### Exercise aim
Begin with the first line below and retype each line exactly through the line containing "plt.rcParams['mathtext.default'] = 'regular'". Any pictures are to be left out.

### Recorded data
★ ★ ★

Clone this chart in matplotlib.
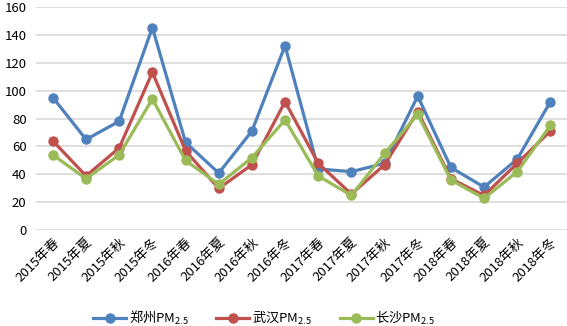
import numpy as np
import matplotlib
matplotlib.use('Agg')
import matplotlib.pyplot as plt

plt.rcParams['font.family'] = ['Noto Sans CJK SC', 'DejaVu Sans']
plt.rcParams['mathtext.default'] = 'regular'

seasons = ['2015年春', '2015年夏', '2015年秋', '2015年冬',
           '2016年春', '2016年夏', '2016年秋', '2016年冬',
           '2017年春', '2017年夏', '2017年秋', '2017年冬',
           '2018年春', '2018年夏', '2018年秋', '2018年冬']
zhengzhou = [95, 65, 78, 145, 63, 41, 71, 132, 44, 42, 48, 96, 45, 31, 51, 92]
wuhan = [64, 39, 59, 113, 57, 30, 47, 92, 48, 26, 47, 85, 37, 25, 48, 71]
changsha = [54, 37, 54, 94, 50, 33, 52, 79, 39, 25, 55, 83, 36, 23, 42, 75]

fig = plt.figure(figsize=(5.67, 3.26), dpi=100)
ax = fig.add_axes([0.064, 0.293, 0.936, 0.687])

x = np.arange(len(seasons))
ax.plot(x, zhengzhou, color='#4F81BD', lw=2.3, marker='o', ms=6.5, label='郑州PM$_{2.5}$')
ax.plot(x, wuhan, color='#C0504D', lw=2.3, marker='o', ms=6.5, label='武汉PM$_{2.5}$')
ax.plot(x, changsha, color='#9BBB59', lw=2.3, marker='o', ms=6.5, label='长沙PM$_{2.5}$')

ax.set_xlim(-0.5, len(seasons) - 0.5)
ax.set_ylim(0, 160)
ax.set_yticks(range(0, 161, 20))
ax.grid(axis='y', color='#D9D9D9', lw=1.2)
ax.set_axisbelow(True)
for s in ax.spines.values():
    s.set_visible(False)
ax.tick_params(length=0, labelsize=9.5)
ax.tick_params(axis='y', pad=7)
ax.set_xticks(x)
ax.set_xticklabels(seasons, rotation=45, ha='right', rotation_mode='anchor', fontsize=9.5)

fig.legend(loc='lower center', bbox_to_anchor=(0.466, -0.04), ncol=3, frameon=False,
           fontsize=9.5, handlelength=2.5, handletextpad=0.2, columnspacing=2.1)

fig.savefig('out.png', dpi=100)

★ ★ ★

### Finished task
Clone this chart in matplotlib.
import numpy as np
import matplotlib
matplotlib.use('Agg')
import matplotlib.pyplot as plt

plt.rcParams['font.family'] = ['Noto Sans CJK SC', 'DejaVu Sans']
plt.rcParams['mathtext.default'] = 'regular'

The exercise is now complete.